If I were working with a client in the field of consumer advocacy for people with mental illness, I think the anxiety I have will depend on where in the context of consumer advocacy I will be working. If it is for a consumer/client in a mental health clinic that doesn’t necessarily put much resource into advocacy for consumers, or address advocacy for consumers, anxiety about just exactly how much I could do to help the client in the setting that I am working with. I would worry for the client. Conflict of interest may come into play, affecting the client. If I am working within a clinic or setting that incorporates advocacy for consumers, then I feel that the anxiety would be less. That would be the better scenario. Also if I were working with an independent organization that may or may not be seen as something a provider would care to deal with, my level and type of anxiety would differ.

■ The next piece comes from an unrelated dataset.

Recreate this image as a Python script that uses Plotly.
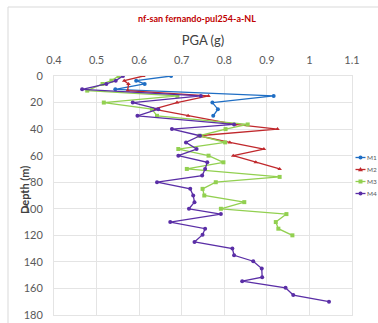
import plotly.graph_objects as go

# PGA (g) profiles versus depth (m) for four records
m1_depth = [0, 3.5, 6, 10, 15, 20, 25, 30]
m1_pga = [0.675, 0.593, 0.613, 0.544, 0.916, 0.772, 0.785, 0.774]

m2_depth = [0, 3.5, 6, 11, 15, 20, 25, 30, 36.5, 40, 45, 50, 55, 60, 65, 70]
m2_pga = [0.61, 0.565, 0.575, 0.573, 0.763, 0.689, 0.634, 0.715, 0.825, 0.925,
          0.74, 0.813, 0.893, 0.821, 0.874, 0.93]

m3_depth = [0, 3.5, 6, 11, 15, 20, 25, 30, 36.5, 40, 45, 50, 55, 60, 65, 70, 76,
            80, 85, 90, 95, 100, 104, 110, 115, 120]
m3_pga = [0.552, 0.535, 0.514, 0.478, 0.69, 0.517, 0.63, 0.642, 0.855, 0.803,
          0.742, 0.802, 0.692, 0.763, 0.798, 0.712, 0.93, 0.78, 0.749, 0.753,
          0.847, 0.792, 0.946, 0.921, 0.927, 0.96]

m4_depth = [0, 3.5, 6, 10, 15, 20, 25, 30, 36.5, 40, 45, 50, 55, 60, 65, 70, 75,
            80, 85, 90, 95, 100, 104, 110, 115, 119.5, 125, 130, 135, 139.5, 145,
            151.5, 154.5, 159.5, 165, 170]
m4_pga = [0.562, 0.545, 0.523, 0.466, 0.745, 0.585, 0.645, 0.596, 0.823, 0.677,
          0.743, 0.71, 0.735, 0.692, 0.76, 0.755, 0.748, 0.642, 0.72, 0.727,
          0.73, 0.717, 0.792, 0.673, 0.755, 0.749, 0.73, 0.819, 0.823, 0.868,
          0.888, 0.889, 0.842, 0.944, 0.962, 1.046]

series_names = ["M1", "M2", "M3", "M4"]
x_ticks = [0.4, 0.5, 0.6, 0.7, 0.8, 0.9, 1.0, 1.1]
x_tick_labels = ["0.4", "0.5", "0.6", "0.7", "0.8", "0.9", "1", "1.1"]
y_ticks = [0, 20, 40, 60, 80, 100, 120, 140, 160, 180]

colors = ["#1f6ec4", "#c0282c", "#92d050", "#5a2ea6"]
symbols = ["circle", "triangle-up", "square", "circle"]

fig = go.Figure()
for name, xs, ys, col, sym in zip(
    series_names,
    [m1_pga, m2_pga, m3_pga, m4_pga],
    [m1_depth, m2_depth, m3_depth, m4_depth],
    colors,
    symbols,
):
    fig.add_trace(go.Scatter(
        x=xs, y=ys, name=name, mode="lines+markers",
        line=dict(color=col, width=1.3),
        marker=dict(color=col, size=4, symbol=sym),
        showlegend=False,
    ))

W, H = 378, 323
L, R, T, B = 54, 26, 76, 8
pw = W - L - R
ph = H - T - B

def px_x(p):
    return (p - L) / pw

def px_y(p):
    return 1 - (p - T) / ph

fig.update_layout(
    width=W, height=H,
    margin=dict(l=L, r=R, t=T, b=B, pad=0, autoexpand=False),
    paper_bgcolor="white", plot_bgcolor="white",
    font=dict(family="Lato, Open Sans, sans-serif", color="#595959", size=11),
    showlegend=False,
    xaxis=dict(
        side="top", range=[0.4, 1.1], tickvals=x_ticks, ticktext=x_tick_labels,
        showgrid=True, gridcolor="#e4e4e4", gridwidth=1,
        zeroline=False, ticks="", showline=True, linecolor="#e4e4e4",
        mirror=True, tickfont=dict(size=11, color="#595959"),
        ticklabelstandoff=7,
        title=dict(text="PGA (g)", font=dict(size=13, color="#404040"), standoff=4),
    ),
    yaxis=dict(
        range=[180, 0], tickvals=y_ticks,
        showgrid=True, gridcolor="#e4e4e4", gridwidth=1,
        zeroline=False, ticks="", showline=True, linecolor="#e4e4e4",
        mirror=True, tickfont=dict(size=11, color="#595959"),
        ticklabelstandoff=8,
    ),
    title=dict(
        text="<b>nf-san fernando-pul254-a-NL</b>",
        x=197 / W, xanchor="center", y=1 - 19 / H, yanchor="middle",
        font=dict(size=9, color="#c00000"),
    ),
)

# vertical axis title placed close to the tick labels
fig.add_annotation(
    text="<b>Depth (m)</b>", textangle=-90,
    xref="paper", yref="paper", x=px_x(24), y=px_y(190),
    xanchor="center", yanchor="middle", showarrow=False,
    font=dict(size=11, color="#404040"),
)

# compact legend at the right edge: line sample, marker and label per series
for i, (name, col, sym) in enumerate(zip(series_names, colors, symbols)):
    yc = 157.5 + 12 * i
    xc = 360.5
    fig.add_shape(type="line", xref="paper", yref="paper",
                  x0=px_x(355.5), x1=px_x(365.5), y0=px_y(yc), y1=px_y(yc),
                  line=dict(color=col, width=1.3))
    r = 2.0
    if sym == "circle":
        fig.add_shape(type="circle", xref="paper", yref="paper",
                      x0=px_x(xc - r), x1=px_x(xc + r),
                      y0=px_y(yc - r), y1=px_y(yc + r),
                      line=dict(color=col, width=0), fillcolor=col)
    elif sym == "square":
        fig.add_shape(type="rect", xref="paper", yref="paper",
                      x0=px_x(xc - r), x1=px_x(xc + r),
                      y0=px_y(yc - r), y1=px_y(yc + r),
                      line=dict(color=col, width=0), fillcolor=col)
    else:
        path = "M {:.4f} {:.4f} L {:.4f} {:.4f} L {:.4f} {:.4f} Z".format(
            px_x(xc), px_y(yc - 2.5),
            px_x(xc - 2.5), px_y(yc + 1.8),
            px_x(xc + 2.5), px_y(yc + 1.8))
        fig.add_shape(type="path", xref="paper", yref="paper", path=path,
                      line=dict(color=col, width=0), fillcolor=col)
    fig.add_annotation(
        text=name, xref="paper", yref="paper",
        x=px_x(366), y=px_y(yc), xanchor="left", yanchor="middle",
        showarrow=False, borderpad=0, font=dict(size=6.5, color="#595959"),
    )

# light outline around the chart area
fig.add_shape(
    type="rect", xref="paper", yref="paper",
    x0=px_x(8), x1=px_x(390), y0=px_y(7), y1=px_y(340),
    line=dict(color="#d9d9d9", width=1), fillcolor="rgba(0,0,0,0)", layer="below",
)

fig.write_html("out.html")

This anxiety would not necessarily have a trigger other than the fear of the unknown, and the intern phase of the job. With experience and having knowledge about outcomes other similar situations within the mental health care system could ease anxiety. The are not all the same. This is where being prepared for your job will help to deal with anxiety, as well as working with other advocates and using peer input to get as much insight as possible. What if one specific case did not work out in favor of the client? I would hope that my job would entail helping to find other avenues of help to pursue.
Also another way to manage anxiety is to involve oneself in groups where helpers could listen and talk about issues, as well as a daily care routine to reduce stress such as exercise and nutrition. These together could help to reduce stress when working for or with a consumer/client.
Written in April 27, 2015, but never published publicly.